Состав исполнителей главных партий за два года практически не претерпел изменений, разве что вокально яркого британца Кристофера Вентриса заменил почти бесцветный уроженец Гамбурга Буркхард Фриц.
Детлеф Рот, несмотря на актерскую убедительность в роли Амфортаса, продемонстрировал светлый тембр, неровный звук, но при этом феноменальную артикуляцию. Квангчул Юн по сравнению с исполнением двухлетней давности звучал устало и «шатко», зато исполнение Сьюзан Маклин партии Кундри, по-прежнему, отличалось рваной неровностью звуковедения, беззвучностью переходов и дребезжащей форсировкой. Впрочем, к былым дефектам прибавилась какая-то лишняя рябь на пиано. Томас Йесатко в роли Клингзора был ярок драматически и почти безупречен вокально.
И даже на этом фоне исполнитель главной партии – Буркхард Фриц – оказался самым невзрачным: вроде голос объемный, но не певучий, а какой-то разговорный, и лишь байройтский оркестр под управлением музыкального руководителя Парижской оперы Филиппа Жордана оставил впечатление невероятного по силе исполнения.
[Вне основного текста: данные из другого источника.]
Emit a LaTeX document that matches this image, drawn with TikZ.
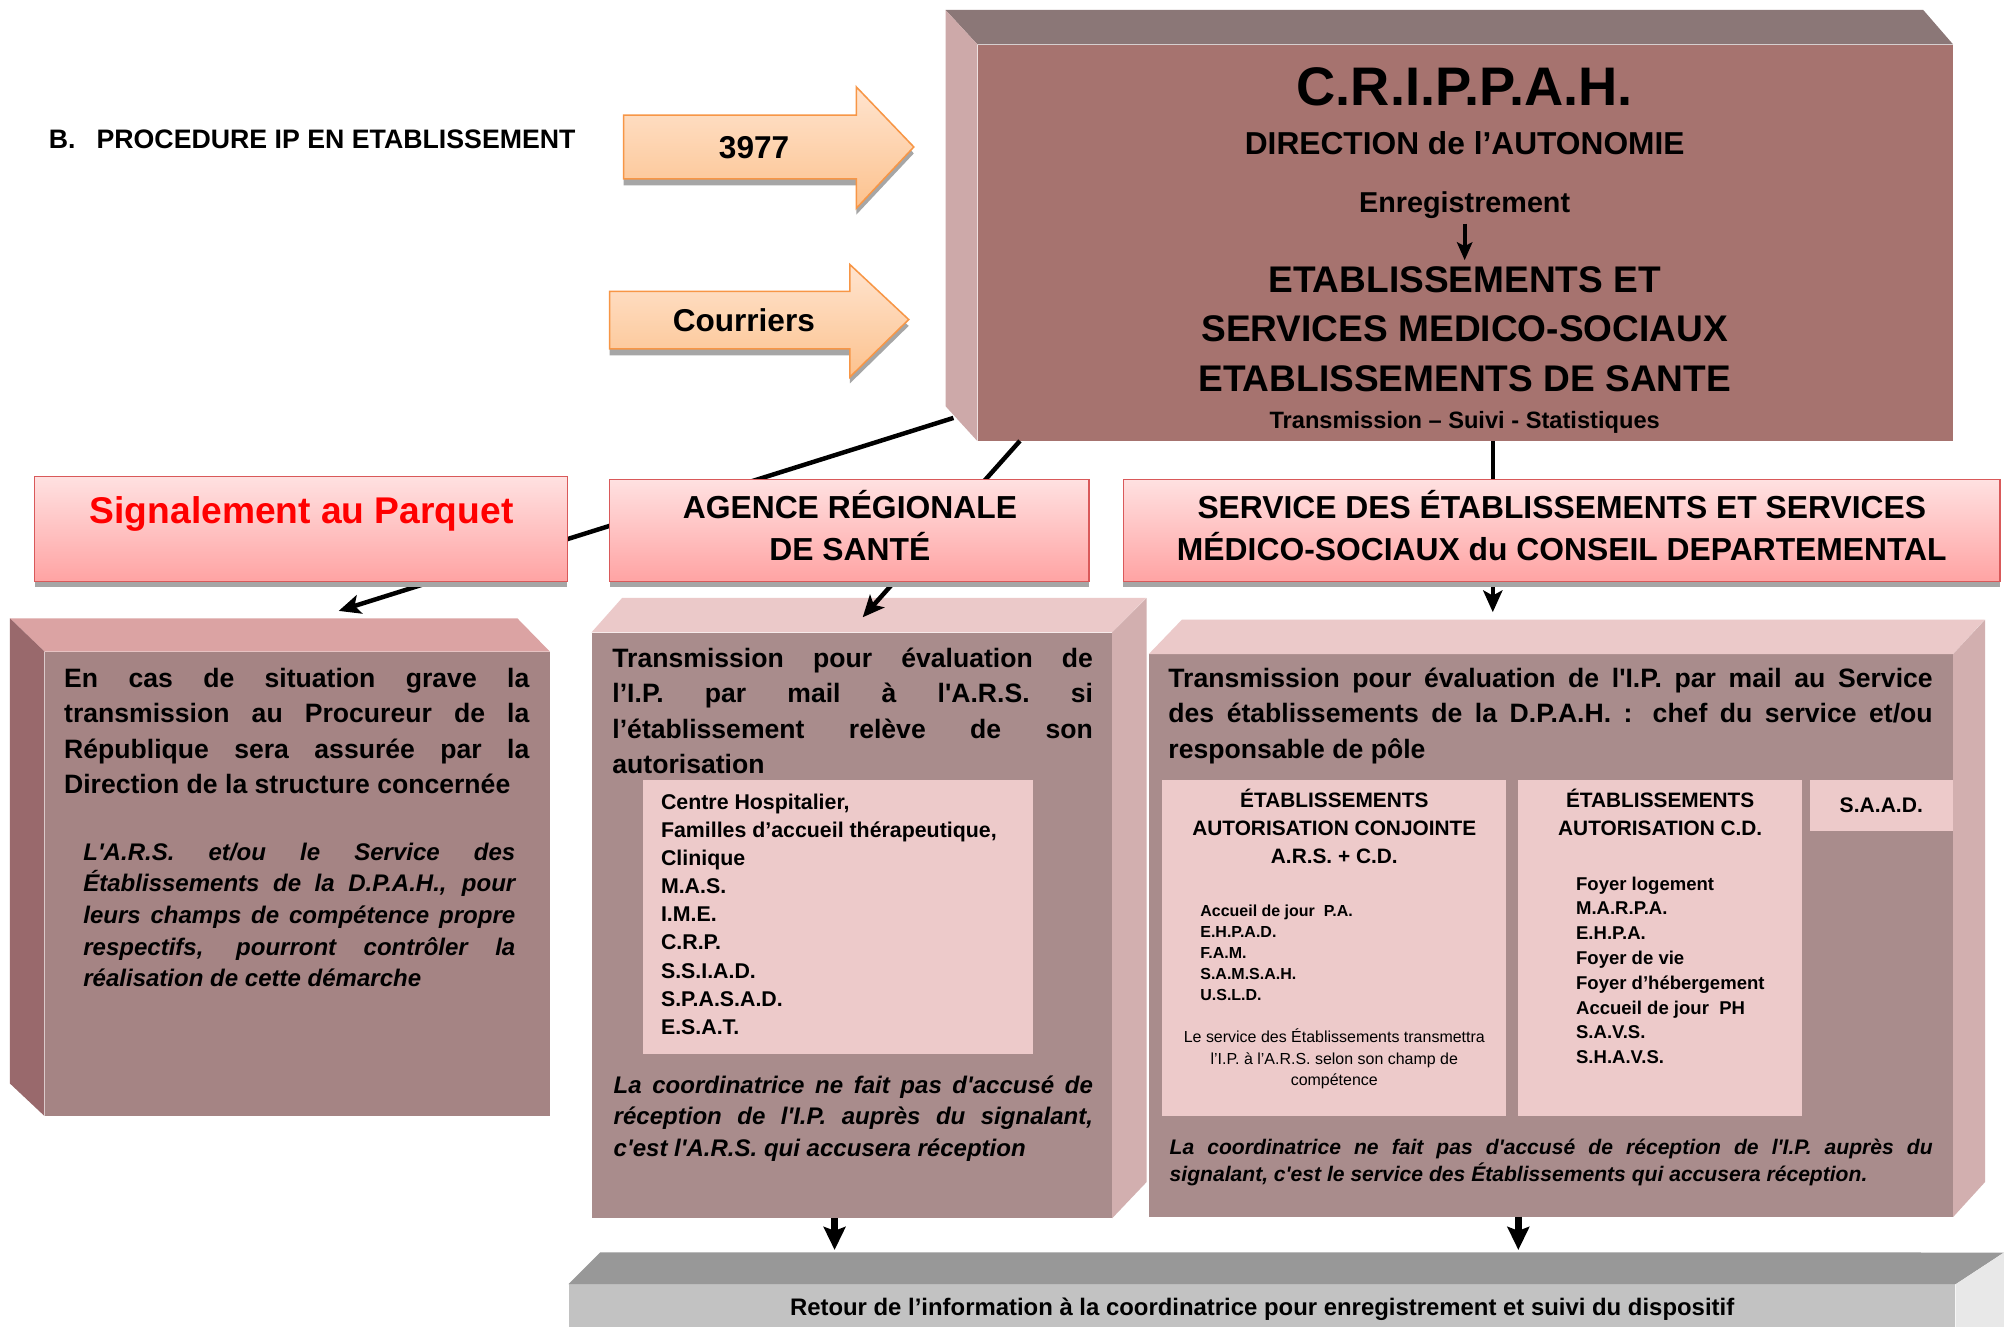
\documentclass[tikz,border=0pt]{standalone}
\usepackage{fontspec}
\setmainfont{Liberation Sans}[Ligatures=TeXOff]
\usetikzlibrary{arrows.meta,shadows}

\definecolor{crfront}{HTML}{A6736F}
\definecolor{crtop}{HTML}{8B7777}
\definecolor{crside}{HTML}{CDA9A9}
\definecolor{grfront}{HTML}{A58484}
\definecolor{grtop}{HTML}{DBA3A3}
\definecolor{grside}{HTML}{99696C}
\definecolor{bxfront}{HTML}{A98C8C}
\definecolor{bxtop}{HTML}{EBC9C9}
\definecolor{bxside}{HTML}{D2AFAF}
\definecolor{inbox}{HTML}{EDCACA}
\definecolor{hdrtop}{HTML}{FFE1E1}
\definecolor{hdrbot}{HTML}{FFA3A3}
\definecolor{hdrline}{HTML}{D9595A}
\definecolor{feedtop}{HTML}{FFE4CF}
\definecolor{feedbot}{HTML}{FCC28E}
\definecolor{feedline}{HTML}{F79646}
\definecolor{rettop}{HTML}{989898}
\definecolor{retfront}{HTML}{C2C2C2}
\definecolor{retside}{HTML}{E8E8E8}
\definecolor{parquet}{HTML}{FF0000}

\newcommand\setfs[2]{\fontsize{#1pt}{#2pt}\selectfont\tolerance=10000\hbadness=10000}

\begin{document}
\begin{tikzpicture}[
  x = 1pt, y = -1pt,
  every node/.style = {inner sep = 0pt},
  hdr/.style = {draw = hdrline, line width = 1.2pt, top color = hdrtop, bottom color = hdrbot,
                drop shadow = {shadow xshift = 0pt, shadow yshift = -4pt, fill = black!35, opacity = 1}},
  feed/.style = {draw = feedline, line width = 1.2pt, top color = feedtop, bottom color = feedbot,
                 drop shadow = {shadow xshift = 0pt, shadow yshift = -5pt, fill = black!35, opacity = 1}},
  hdrtext/.style = {font = \bfseries\setfs{24.9}{33}, align = center, anchor = north},
  para/.style = {font = \bfseries\setfs{20.8}{27.7}, align = justify, anchor = north west},
  note/.style = {font = \bfseries\itshape\setfs{18.8}{24.7}, align = justify, anchor = north west},
  list/.style = {font = \bfseries\setfs{16.7}{22}, align = left, anchor = north west},
  link/.style = {line width = 3.5pt, -{Stealth[length = 17pt, width = 15pt, inset = 4pt]}},
  back/.style = {line width = 5pt, -{Stealth[length = 18pt, width = 17pt, inset = 3pt]}},
  ]
  \path[use as bounding box, fill = white] (0,0) rectangle (1568,1038);

  % title and incoming channels
  \node[anchor = base west, font = \bfseries\setfs{20.9}{25}] (title) at (38,116.5)
    {B.\hspace{16.5pt}PROCEDURE IP EN ETABLISSEMENT};
  \path[feed] (488,90) -- (670,90) -- (670,68) -- (715,115) -- (670,163) -- (670,140) -- (488,140) -- cycle;
  \node[anchor = base, font = \bfseries\setfs{24.7}{30}] (tel) at (590,124) {3977};
  \path[feed] (477,228) -- (665,228) -- (665,207) -- (711,250) -- (665,295) -- (665,273) -- (477,273) -- cycle;
  \node[anchor = base, font = \bfseries\setfs{24.7}{30}] (mail) at (582,259) {Courriers};

  % C.R.I.P.P.A.H.
  \node[fill = crfront, minimum width = 763pt, minimum height = 310pt] (crippah) at (1146.5,190) {};
  \fill[crtop] (crippah.north west) -- ++(-25,-27) -- ++(765,0) -- (crippah.north east) -- cycle;
  \fill[crside] (crippah.north west) -- ++(-25,-27) -- ++(0,310) -- (crippah.south west) -- cycle;
  \node[anchor = base, font = \bfseries\setfs{42.5}{48}] (crname) at (1146,82.5) {C.R.I.P.P.A.H.};
  \node[anchor = base, font = \bfseries\setfs{24.8}{30}] (crdir) at (1146,121) {DIRECTION de l’AUTONOMIE};
  \node[anchor = base, font = \bfseries\setfs{22.5}{27}] (enreg) at (1146,166) {Enregistrement};
  \node[anchor = north, align = center, font = \bfseries\setfs{29}{38.5}] (etab) at (1146,208.6)
    {ETABLISSEMENTS ET\\SERVICES MEDICO-SOCIAUX\\ETABLISSEMENTS DE SANTE};
  \node[anchor = base, font = \bfseries\setfs{18.5}{22}] (suivi) at (1146,335.6) {Transmission – Suivi - Statistiques};
  \draw[line width = 3pt, -{Stealth[length = 14pt, width = 12pt, inset = 3pt]}, shorten < = 4pt, shorten > = 5pt] (enreg) -- (etab);

  % signalement au parquet
  \node[fill = grfront, minimum width = 395pt, minimum height = 363pt] (grave) at (232.5,691.5) {};
  \fill[grtop] (grave.north west) -- ++(-27,-26) -- ++(397,0) -- (grave.north east) -- cycle;
  \fill[grside] (grave.north west) -- ++(-27,-26) -- ++(0,364) -- (grave.south west) -- cycle;
  \node[para, text width = 364pt] (gravetxt) at (50,522.5)
    {En cas de situation grave la\linebreak transmission au Procureur de la\linebreak République sera assurée par la\linebreak Direction de la structure concernée};
  \node[note, text width = 338pt] (gravenote) at (65,659.3)
    {L'A.R.S. et/ou le Service des\linebreak Établissements de la D.P.A.H., pour\linebreak leurs champs de compétence propre\linebreak respectifs, pourront contrôler la\linebreak réalisation de cette démarche};

  % A.R.S.
  \node[fill = bxfront, minimum width = 407pt, minimum height = 458pt] (ars) at (666.5,724) {};
  \fill[bxtop] (ars.north west) -- ++(24,-27) -- ++(410,0) -- (ars.north east) -- cycle;
  \fill[bxside] (ars.north east) -- ++(27,-27) -- ++(0,457) -- (ars.south east) -- cycle;
  \node[para, text width = 376pt] (arstxt) at (479,506.6)
    {Transmission pour évaluation de\linebreak l’I.P. par mail à l'A.R.S. si\linebreak l’établissement relève de son\linebreak autorisation};
  \node[fill = inbox, minimum width = 305pt, minimum height = 215pt] (arslist) at (655.5,717.5) {};
  \node[list] (arsitems) at (517,621)
    {Centre Hospitalier,\\Familles d’accueil thérapeutique,\\Clinique\\M.A.S.\\I.M.E.\\C.R.P.\\S.S.I.A.D.\\S.P.A.S.A.D.\\E.S.A.T.};
  \node[note, text width = 375pt] (arsnote) at (480,841.3)
    {La coordinatrice ne fait pas d'accusé de\linebreak réception de l'I.P. auprès du signalant,\linebreak c'est l'A.R.S. qui accusera réception};

  % conseil departemental
  \node[fill = bxfront, minimum width = 629pt, minimum height = 440pt] (cd) at (1213.5,732) {};
  \fill[bxtop] (cd.north west) -- ++(26,-27) -- ++(628,0) -- (cd.north east) -- cycle;
  \fill[bxside] (cd.north east) -- ++(25,-27) -- ++(0,440) -- (cd.south east) -- cycle;
  \node[para, text width = 598pt] (cdtxt) at (914,522.5)
    {Transmission pour évaluation de l'I.P. par mail au Service\linebreak des établissements de la D.P.A.H. : chef du service et/ou\linebreak responsable de pôle};
  \node[fill = inbox, minimum width = 269pt, minimum height = 263pt] (conj) at (1043.5,741.5) {};
  \node[fill = inbox, minimum width = 222pt, minimum height = 263pt] (cdonly) at (1299,741.5) {};
  \node[fill = inbox, minimum width = 112pt, minimum height = 40pt, font = \bfseries\setfs{16.5}{20}] (saad) at (1472,630) {S.A.A.D.};
  \node[anchor = north, align = center, font = \bfseries\setfs{16.3}{22}] (conjhead) at (1044,616.9)
    {ÉTABLISSEMENTS\\AUTORISATION CONJOINTE\\A.R.S. + C.D.};
  \node[anchor = north west, align = left, font = \bfseries\setfs{12.5}{16.5}] (conjitems) at (939,707.5)
    {Accueil de jour\ \ P.A.\\E.H.P.A.D.\\F.A.M.\\S.A.M.S.A.H.\\U.S.L.D.};
  \node[anchor = north, align = center, font = \setfs{12.5}{16.5}] (conjnote) at (1044,805)
    {Le service des Établissements transmettra\\l’I.P. à l’A.R.S. selon son champ de\\compétence};
  \node[anchor = north, align = center, font = \bfseries\setfs{16.3}{22}] (cdhead) at (1299,616.9)
    {ÉTABLISSEMENTS\\AUTORISATION C.D.};
  \node[anchor = north west, align = left, font = \bfseries\setfs{14.5}{19.4}] (cditems) at (1233,685.8)
    {Foyer logement\\M.A.R.P.A.\\E.H.P.A.\\Foyer de vie\\Foyer d’hébergement\\Accueil de jour\ \ PH\\S.A.V.S.\\S.H.A.V.S.};
  \node[note, text width = 597pt, font = \bfseries\itshape\setfs{16.5}{21}] (cdnote) at (915,891.1)
    {La coordinatrice ne fait pas d'accusé de réception de l'I.P. auprès du\linebreak signalant, c'est le service des Établissements qui accusera réception.};

  % retour
  \node[fill = retfront, minimum width = 1085pt, minimum height = 39pt, font = \bfseries\setfs{18.7}{22}] (ret) at (987.5,1024.5)
    {Retour de l’information à la coordinatrice pour enregistrement et suivi du dispositif};
  \fill[rettop] (ret.north west) -- ++(25,-25) -- (1568,980) -- (ret.north east) -- cycle;
  \fill[retside] (ret.north east) -- (1568,980) -- (1568,1044) -- (ret.south east) -- cycle;

  % connectors
  \coordinate (cr out1) at (746,327);
  \coordinate (cr out2) at (798,345);
  \coordinate (cr out3) at (1168,345);
  \coordinate (grave in) at (265,478);
  \coordinate (ars in) at (675,483);
  \coordinate (cd in) at (1168,479);
  \coordinate (ars out) at (653,953);
  \coordinate (cd out) at (1188,952);
  \coordinate (ret in1) at (653,978);
  \coordinate (ret in2) at (1188,978);
  \draw[link] (cr out1) -- (grave in);
  \draw[link] (cr out2) -- (ars in);
  \draw[link] (cr out3) -- (cd in);
  \draw[back] (ars out) -- (ret in1);
  \draw[back] (cd out) -- (ret in2);

  % headers
  \node[hdr, minimum width = 417pt, minimum height = 82pt] (sig) at (235.5,414) {};
  \node[anchor = base, text = parquet, font = \bfseries\setfs{29.1}{34}] (sigtxt) at (236,409.4) {Signalement au Parquet};
  \node[hdr, minimum width = 375pt, minimum height = 80pt] (arshdr) at (664.5,415) {};
  \node[hdrtext] (arsname) at (665,383.4) {AGENCE RÉGIONALE\\DE SANTÉ};
  \node[hdr, minimum width = 686pt, minimum height = 80pt] (cdhdr) at (1222,415) {};
  \node[hdrtext] (cdname) at (1222,383.4) {SERVICE DES ÉTABLISSEMENTS ET SERVICES\\MÉDICO-SOCIAUX du CONSEIL DEPARTEMENTAL};
\end{tikzpicture}
\end{document}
В отличие от неровной, импульсивной интерпретации Даниэле Гатти, работа Жордана покорила меня своей сияющей монолитностью и объемной пластичностью: оркестр словно вылепливал музыкальные фразы, зависавшие в воздухе скульптурным послезвучием, как фигурные силуэты облаков, переливающихся жемчужным сиянием в лучах заходящего солнца…
В этом году «Парсифаль» Штефана Херхайма был показан в Байройте в последний раз. Следующая постановка этого шедевра отдана на откуп берлинскому арт-провокатору Йонатану Меезе — автору шестичасовой инсталляции «Мать Парсифаля» (2005 г.). Таким образом, взятый Катариной Вагнер курс на разрушение художественной полноценности байройтских спектаклей будет «благополучно» продолжен, а диссонанс между музыкальной и постановочной составляющей представлений на Зелёном холме достигнет размеров непреодолимой пропасти.